Documenting the life of a 16th Century hiker and human rights activist

AIC English Professor Robin Varnum and her new book.

AIC English Professor Robin Varnum and her new book.

Mary Ellen Lowney, Publisher

The roots of English Professor Robin Varnum’s new book – about Álvar Núñez Cabeza de Vaca: American Trailblazer – go back two decades, when she first read about the explorer whom many consider a man ahead of his time.

Cabeza de Vaca survived the harrowing Spanish Narváez expedition to the Gulf Coast of Texas in 1528, lived for six years among Texas Indians, and then hiked with the three other survivors the 2,500 miles to Mexico City.

Prof. Varnum, who is chair of the English Department, was leading library discussions in the early 1990s on books whose themes were first-contact accounts. It was during this time that she came across the story of the brave explorer.

“I found him fascinating,” said Prof. Varnum, whose book is the first single-volume, cradle-to-grave account of Cabeza de Vaca’s life. The 368-page book was published by the University of Oklahoma, and will be available soon in the AIC Bookstore.
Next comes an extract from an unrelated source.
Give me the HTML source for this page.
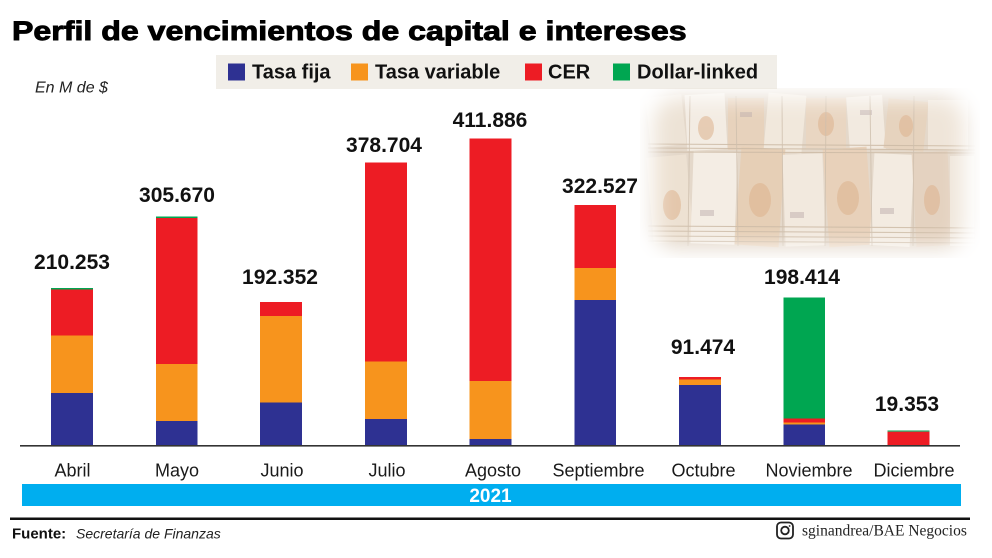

“I really got into the story. I very much identified with Cabeza de Vaca. The more I learned about him, the more I felt we had a lot in common,” she said. “He was a great hiker, he did that amazing hike into Mexico. Hiking is what I love to do. My native state is Arizona, and this is very much a southwestern United States story.”
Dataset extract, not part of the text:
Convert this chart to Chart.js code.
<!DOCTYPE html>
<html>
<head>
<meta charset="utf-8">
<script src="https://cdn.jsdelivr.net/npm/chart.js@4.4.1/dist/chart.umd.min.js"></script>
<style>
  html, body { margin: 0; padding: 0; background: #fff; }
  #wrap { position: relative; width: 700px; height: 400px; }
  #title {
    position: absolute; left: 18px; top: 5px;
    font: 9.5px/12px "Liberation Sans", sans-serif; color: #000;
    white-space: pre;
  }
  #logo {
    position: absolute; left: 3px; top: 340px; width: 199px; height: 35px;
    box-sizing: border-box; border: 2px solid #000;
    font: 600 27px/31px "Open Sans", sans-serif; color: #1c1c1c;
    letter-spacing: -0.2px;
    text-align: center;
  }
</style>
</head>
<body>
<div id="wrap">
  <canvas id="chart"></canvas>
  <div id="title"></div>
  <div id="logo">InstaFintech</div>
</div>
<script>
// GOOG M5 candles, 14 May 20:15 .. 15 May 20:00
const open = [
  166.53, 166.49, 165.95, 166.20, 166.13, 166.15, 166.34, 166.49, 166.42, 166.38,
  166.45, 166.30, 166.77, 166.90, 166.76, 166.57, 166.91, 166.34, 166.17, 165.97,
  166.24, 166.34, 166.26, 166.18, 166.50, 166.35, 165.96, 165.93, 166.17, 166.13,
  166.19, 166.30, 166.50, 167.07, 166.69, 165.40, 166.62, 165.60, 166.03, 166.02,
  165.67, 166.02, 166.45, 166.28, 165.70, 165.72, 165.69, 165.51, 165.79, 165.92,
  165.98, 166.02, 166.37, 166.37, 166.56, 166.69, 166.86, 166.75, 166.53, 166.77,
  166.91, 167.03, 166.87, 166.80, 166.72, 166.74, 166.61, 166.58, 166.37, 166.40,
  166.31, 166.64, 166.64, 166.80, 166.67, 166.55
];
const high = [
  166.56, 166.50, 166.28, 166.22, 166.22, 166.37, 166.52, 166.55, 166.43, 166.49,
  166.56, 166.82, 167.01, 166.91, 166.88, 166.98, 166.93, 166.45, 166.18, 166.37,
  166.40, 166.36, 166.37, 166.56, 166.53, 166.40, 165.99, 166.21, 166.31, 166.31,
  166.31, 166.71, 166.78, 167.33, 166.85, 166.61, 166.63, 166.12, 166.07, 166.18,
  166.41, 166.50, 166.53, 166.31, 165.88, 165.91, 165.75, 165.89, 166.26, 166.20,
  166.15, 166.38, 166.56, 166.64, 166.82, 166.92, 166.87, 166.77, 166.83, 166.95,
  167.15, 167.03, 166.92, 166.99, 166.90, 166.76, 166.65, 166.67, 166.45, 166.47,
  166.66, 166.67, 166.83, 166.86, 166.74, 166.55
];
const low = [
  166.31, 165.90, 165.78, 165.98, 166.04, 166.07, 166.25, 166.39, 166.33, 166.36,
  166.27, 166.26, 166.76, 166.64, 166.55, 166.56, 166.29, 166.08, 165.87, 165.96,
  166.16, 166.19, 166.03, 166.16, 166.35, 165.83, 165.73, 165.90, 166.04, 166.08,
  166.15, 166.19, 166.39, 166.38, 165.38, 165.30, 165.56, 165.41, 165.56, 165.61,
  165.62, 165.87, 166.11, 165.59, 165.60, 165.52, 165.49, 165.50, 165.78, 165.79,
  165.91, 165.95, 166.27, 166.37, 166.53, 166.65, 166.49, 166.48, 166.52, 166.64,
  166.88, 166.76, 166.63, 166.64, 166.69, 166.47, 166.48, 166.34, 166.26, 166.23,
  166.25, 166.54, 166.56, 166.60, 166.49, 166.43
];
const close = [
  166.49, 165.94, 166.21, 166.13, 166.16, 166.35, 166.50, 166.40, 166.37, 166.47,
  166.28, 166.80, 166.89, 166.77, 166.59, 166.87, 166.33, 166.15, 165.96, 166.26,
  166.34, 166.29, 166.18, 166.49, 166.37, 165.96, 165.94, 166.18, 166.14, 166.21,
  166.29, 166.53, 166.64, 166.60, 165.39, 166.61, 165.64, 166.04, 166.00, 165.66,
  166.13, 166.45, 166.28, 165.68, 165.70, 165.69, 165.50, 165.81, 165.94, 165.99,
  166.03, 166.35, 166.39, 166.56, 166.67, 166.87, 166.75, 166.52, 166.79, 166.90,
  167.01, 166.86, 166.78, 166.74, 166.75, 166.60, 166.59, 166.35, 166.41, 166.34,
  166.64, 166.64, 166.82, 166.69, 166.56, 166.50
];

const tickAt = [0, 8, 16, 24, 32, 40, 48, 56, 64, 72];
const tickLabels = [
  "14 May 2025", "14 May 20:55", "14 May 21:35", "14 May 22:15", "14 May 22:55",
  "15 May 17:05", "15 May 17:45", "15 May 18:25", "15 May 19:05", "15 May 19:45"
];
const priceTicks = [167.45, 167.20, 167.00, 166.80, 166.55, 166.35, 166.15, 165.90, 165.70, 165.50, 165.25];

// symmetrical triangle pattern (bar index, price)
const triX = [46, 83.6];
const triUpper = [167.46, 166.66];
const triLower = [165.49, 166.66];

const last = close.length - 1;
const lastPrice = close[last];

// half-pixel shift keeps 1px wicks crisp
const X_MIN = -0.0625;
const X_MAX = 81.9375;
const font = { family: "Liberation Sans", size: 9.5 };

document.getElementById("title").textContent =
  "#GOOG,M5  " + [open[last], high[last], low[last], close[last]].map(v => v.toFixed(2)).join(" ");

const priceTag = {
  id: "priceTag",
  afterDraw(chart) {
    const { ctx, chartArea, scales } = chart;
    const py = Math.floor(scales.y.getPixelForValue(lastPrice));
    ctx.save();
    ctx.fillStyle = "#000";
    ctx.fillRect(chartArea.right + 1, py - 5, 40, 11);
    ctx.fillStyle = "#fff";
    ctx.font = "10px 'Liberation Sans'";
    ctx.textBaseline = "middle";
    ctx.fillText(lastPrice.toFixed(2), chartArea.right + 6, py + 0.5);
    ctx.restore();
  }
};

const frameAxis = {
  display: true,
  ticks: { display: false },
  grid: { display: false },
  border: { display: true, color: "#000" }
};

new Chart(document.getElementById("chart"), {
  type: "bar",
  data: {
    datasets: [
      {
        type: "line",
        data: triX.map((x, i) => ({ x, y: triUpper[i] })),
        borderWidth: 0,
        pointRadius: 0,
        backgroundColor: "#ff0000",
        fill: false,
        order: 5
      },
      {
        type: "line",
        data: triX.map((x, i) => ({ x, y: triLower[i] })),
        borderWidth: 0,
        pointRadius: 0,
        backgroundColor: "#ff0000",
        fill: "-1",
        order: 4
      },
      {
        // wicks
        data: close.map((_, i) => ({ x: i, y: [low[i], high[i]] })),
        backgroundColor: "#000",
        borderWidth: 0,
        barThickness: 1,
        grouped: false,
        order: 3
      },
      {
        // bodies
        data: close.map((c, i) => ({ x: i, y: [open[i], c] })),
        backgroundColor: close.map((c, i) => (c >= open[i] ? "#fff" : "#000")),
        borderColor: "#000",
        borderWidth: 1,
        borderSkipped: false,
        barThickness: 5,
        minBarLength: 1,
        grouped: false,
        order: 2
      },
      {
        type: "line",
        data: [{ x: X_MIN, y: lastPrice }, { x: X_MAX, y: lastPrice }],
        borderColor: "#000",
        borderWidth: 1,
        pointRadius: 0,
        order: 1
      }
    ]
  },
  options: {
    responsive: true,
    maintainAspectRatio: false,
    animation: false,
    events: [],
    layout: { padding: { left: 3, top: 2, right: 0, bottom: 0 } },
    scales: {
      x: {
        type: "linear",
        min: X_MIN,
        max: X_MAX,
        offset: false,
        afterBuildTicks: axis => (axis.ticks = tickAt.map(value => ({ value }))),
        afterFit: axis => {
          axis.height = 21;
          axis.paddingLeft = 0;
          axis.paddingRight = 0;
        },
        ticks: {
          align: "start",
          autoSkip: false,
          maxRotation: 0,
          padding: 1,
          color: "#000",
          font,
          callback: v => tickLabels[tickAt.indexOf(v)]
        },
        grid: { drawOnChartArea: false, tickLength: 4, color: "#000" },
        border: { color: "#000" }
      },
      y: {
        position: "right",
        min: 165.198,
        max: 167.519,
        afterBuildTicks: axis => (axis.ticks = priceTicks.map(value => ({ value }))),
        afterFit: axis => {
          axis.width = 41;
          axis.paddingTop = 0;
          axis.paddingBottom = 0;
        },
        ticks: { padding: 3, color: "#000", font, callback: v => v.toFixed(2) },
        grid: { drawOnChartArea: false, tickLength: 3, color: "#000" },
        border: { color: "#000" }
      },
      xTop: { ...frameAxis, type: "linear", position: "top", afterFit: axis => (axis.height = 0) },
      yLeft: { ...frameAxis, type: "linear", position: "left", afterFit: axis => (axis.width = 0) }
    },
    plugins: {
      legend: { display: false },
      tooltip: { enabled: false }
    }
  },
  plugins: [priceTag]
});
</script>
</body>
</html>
Cover of 'Álvar Núñez Cabeza de Vaca: American Trailblazer.'
Cover of ‘Álvar Núñez Cabeza de Vaca: American Trailblazer.’

Varnum also identified with Cabeza de Vaca’s spirituality, and with his penchant for standing up to authority, sometimes at his own peril, in defense of the treatment of American Indians.
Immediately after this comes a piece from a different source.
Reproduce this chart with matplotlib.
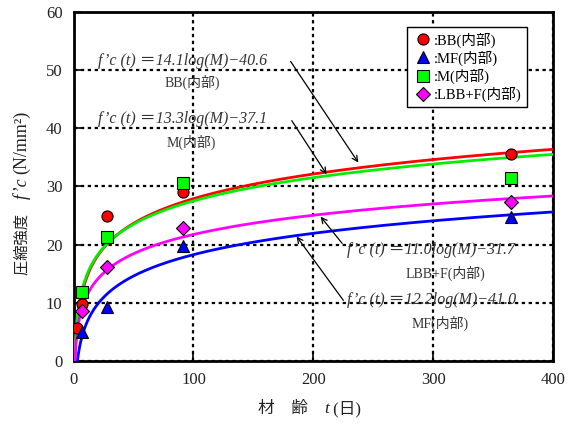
import numpy as np
import matplotlib
matplotlib.use("Agg")
import matplotlib.pyplot as plt

plt.rcParams['font.family'] = ['Liberation Serif', 'Noto Sans CJK JP', 'DejaVu Sans']

# measured points (age in days, strength N/mm2)
bb_t = [3, 7, 28, 91, 365]
bb_v = [5.6, 9.8, 24.9, 29.1, 35.5]
mf_t = [7, 28, 91, 365]
mf_v = [4.9, 9.3, 19.7, 24.7]
m_t = [7, 28, 91, 365]
m_v = [11.8, 21.3, 30.5, 31.4]
lbb_t = [7, 28, 91, 365]
lbb_v = [8.6, 16.1, 22.8, 27.4]

# fitted curve coefficients f'c(t) = a*log(M) - b, M = maturity (deg C * h)
names = ['BB', 'MF', 'M', 'LBB+F']
coef_a = [14.1, 12.2, 13.3, 11.0]
coef_b = [40.6, 41.0, 37.1, 31.7]
maturity_per_day = 720.0  # 24 h x (20+10) C

colors = {'BB': '#ff0000', 'MF': '#0000ff', 'M': '#00ee00', 'LBB+F': '#ff00ff'}

fig = plt.figure(figsize=(5.75, 4.28), dpi=100)
ax = fig.add_axes([0.128, 0.157, 0.834, 0.815])

t = np.arange(1, 401)
for n, a, b in zip(names, coef_a, coef_b):
    y = a * np.log10(maturity_per_day * t) - b
    ax.plot(t, y, color=colors[n], lw=2, zorder=3)

ax.plot(bb_t, bb_v, 'o', ms=8, mfc='#ff0000', mec='black', mew=0.8, ls='none', zorder=5, label=':BB(内部)')
ax.plot(mf_t, mf_v, '^', ms=8.5, mfc='#0000ff', mec='black', mew=0.8, ls='none', zorder=5, label=':MF(内部)')
ax.plot(m_t, m_v, 's', ms=8, mfc='#00ff00', mec='black', mew=0.8, ls='none', zorder=5, label=':M(内部)')
ax.plot(lbb_t, lbb_v, 'D', ms=7, mfc='#ff00ff', mec='black', mew=0.8, ls='none', zorder=5, label=':LBB+F(内部)')

ax.set_xlim(0, 400)
ax.set_ylim(0, 60)
ax.set_xticks([0, 100, 200, 300, 400])
ax.set_yticks([0, 10, 20, 30, 40, 50, 60])
ax.tick_params(direction='in', length=5, width=1.2, labelsize=12, pad=8, labelcolor='#222222')
for s in ax.spines.values():
    s.set_linewidth(2)
ax.grid(True, color='black', linestyle=(0, (1.5, 1.6)), lw=1.6, zorder=1)

leg = ax.legend(loc='upper left', bbox_to_anchor=(0.68, 0.977), fontsize=10.5, frameon=True,
                fancybox=False, edgecolor='black', handletextpad=0.0, handlelength=1.5,
                borderpad=0.35, labelspacing=0.2, framealpha=1, borderaxespad=0.5)
leg.get_frame().set_linewidth(1.0)

eqfs = 11.5
txtfs = 10
tc = '#333333'
ax.text(20, 51.6, "f’c (t) ＝14.1log(M)−40.6", fontsize=eqfs, style='italic', color=tc, va='center', ha='left', zorder=6)
ax.text(99, 47.8, "BB(内部)", fontsize=txtfs, color=tc, va='center', ha='center', zorder=6)
ax.text(20, 41.6, "f’c (t) ＝13.3log(M)−37.1", fontsize=eqfs, style='italic', color=tc, va='center', ha='left', zorder=6)
ax.text(98, 37.6, "M(内部)", fontsize=txtfs, color=tc, va='center', ha='center', zorder=6)
ax.text(228, 19.1, "f’c (t) ＝11.0log(M)−31.7", fontsize=eqfs, style='italic', color=tc, va='center', ha='left', zorder=6)
ax.text(310, 15.1, "LBB+F(内部)", fontsize=txtfs, color=tc, va='center', ha='center', zorder=6)
ax.text(228, 10.4, "f’c (t) ＝12.2log(M)−41.0", fontsize=eqfs, style='italic', color=tc, va='center', ha='left', zorder=6)
ax.text(306, 6.4, "MF(内部)", fontsize=txtfs, color=tc, va='center', ha='center', zorder=6)

ap = dict(arrowstyle='->', color='black', lw=0.9, shrinkA=0, shrinkB=0)
ax.annotate('', xy=(237.5, 34.1), xytext=(181, 51.5), arrowprops=ap, zorder=6)
ax.annotate('', xy=(211, 32.1), xytext=(182, 41.3), arrowprops=ap, zorder=6)
ax.annotate('', xy=(206, 24.8), xytext=(224, 20.2), arrowprops=ap, zorder=6)
ax.annotate('', xy=(186, 21.4), xytext=(225, 10.4), arrowprops=ap, zorder=6)

# axis labels assembled from pieces (mixed upright / italic)
fig.canvas.draw()
renderer = fig.canvas.get_renderer()
W, H = fig.bbox.width, fig.bbox.height


def place_row(pieces, x0, y0, rotation=0):
    """pieces: list of (text, style, size). x0,y0 pixel start; rotation 0 or 90."""
    pos = x0 if rotation == 0 else y0
    for txt, sty, fs in pieces:
        if rotation == 0:
            tt = fig.text(pos / W, y0 / H, txt, fontsize=fs, style=sty, color='#222222',
                          ha='left', va='center')
        else:
            tt = fig.text(x0 / W, pos / H, txt, fontsize=fs, style=sty, color='#222222',
                          ha='center', va='bottom', rotation=90)
        bb = tt.get_window_extent(renderer)
        pos = (bb.x1 if rotation == 0 else bb.y1)


place_row([("材　齢　", 'normal', 12), ("t", 'italic', 12.5), (" (日)", 'normal', 12)], 258, 428 - 409)
place_row([("圧縮強度　", 'normal', 11), ("f’c ", 'italic', 13), ("(N/mm²)", 'normal', 13)],
          22, 428 - 275, rotation=90)

fig.savefig("out.png", dpi=100)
Cabeza de Vaca’s eight-year hike led him through vast stretches of the American southwest, a journey that he documented in his own account. His book, ‘La Relación,’ was first published in 1542 and is still considered one of the great travel stories of all time and the beginning of New World literature. It is the same book that inspired Varnum to do her own research, and ultimately, write her newest book.

The AIC community is welcome to a reception on campus for Varnum, where her book will be on sale, on Thursday Oct. 23 at 11 a.m. in the Bradley Room.

Prof. Varnum’s book goes beyond the voyage to the story of the man who, on arrival to Mexico City, was horrified to see that Indians were being enslaved. He later served as governor of Río de la Plata and used this platform to protect the people of his province. Eventually, his compatriots mutinied against him and sent him back to Spain in chains to stand trial before the Royal Council of the Indies.

In Álvar Núñez Cabeza de Vaca: American Trailblazer Prof. Varnum writes of the entire life of Cabeza de Vaca, from childhood to his death in about 1558 at the approximate age of 68.

While Prof. Varnum found her inspiration 20 years ago, she didn’t begin researching in earnest until 2003, and the writing came slowly – 1.5 chapter or so each summer – until she went on sabbatical during the academic year 2010-11 and focused on it. She said she is pleased with the result, and hopes her readers are as well.

Prof. Varnum has a bachelor’s degree from William Jewell College in Missouri, a master’s degree in English from the University of Washington, and a doctorate in education from the University of Massachusetts at Amherst.

From 1971-73, she served as a U.S. Peace Corps volunteer in rural Afghanistan, teaching English as a second language at a girls’ school.

She is the author of ‘Fencing with Words’ (1996) and the editor, with Christina T. Gibbons, of ‘The Language of Comics: Word and Image’ (2001).

To get in shape for writing about a man who walked more than 2,500 miles, she hiked the Appalachian Trail across her home state of Massachusetts. She has also hiked sections of the Camino de Santiago in Spain.